You may be right for the UI: I haven't profiled it.  But for 
computationally-intensive stuff like a physics engine, which is 
what this is supposedly aimed at, javascript is the bottleneck.

>> As for a GC, why would webasm need to provide one?  I'd think 
>> the languages would just be able to compile their own GC to 
>> webasm, which seems low-level enough.
>
> That would be difficult to get right.

It's been done, as the FAQ quoted above notes.  If you're talking 
about integrating with javascript and DOM objects, they say they 
plan to support that eventually also.

>> This is nonsense.  They're just dumping in everything they can 
>> think of, that has nothing to do with backwards-compatibility.
>
> Web tech is pretty good at backwards-compatibility. Not sure 
> why anyone would argue against that.

Others have already argued above that it isn't, which I already 
alluded to once earlier in this thread.  But that's not the 
issue: you seemed to be arguing that the reason there's so much 
stuff dumped into the web stack is because they keep the old 
stuff around for backwards-compatibility, whereas I was saying 
they're dumping in _way_ too much new stuff, forget about the old 
stuff.

I love experimentation and trying out new approaches, but ideally 
those should get weeded out and rationalized before being baked 
into the standard.  At this point, there's too much stuff getting 
"standardized," forget about the single-browser experiments.  
It's almost as though the browser itself has become a giant, 
bloated experiment, one that never cuts failed attempts.

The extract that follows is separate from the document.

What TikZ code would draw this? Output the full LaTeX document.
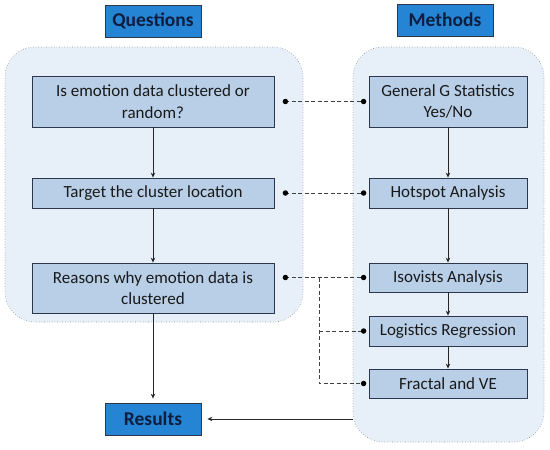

>> That doesn't answer the question of why they're using a 
>> bitcode and not a textual IR, as you prefer text for SVG.
>
> Because we don't edit the IR.

So you're editing SVG in the client, ie the browser?  You edit 
your text C++ source on your developer workstation and upload 
bitcode to the server with webasm, which is what the browser 
downloads.  You could do the same with SVG: edit the text SVG on 
your workstation and upload a binary encoding for the server and 
browser.

You claimed that "parsing is not the main issue" with SVG, yet it 
certainly appears to be an issue with webasm.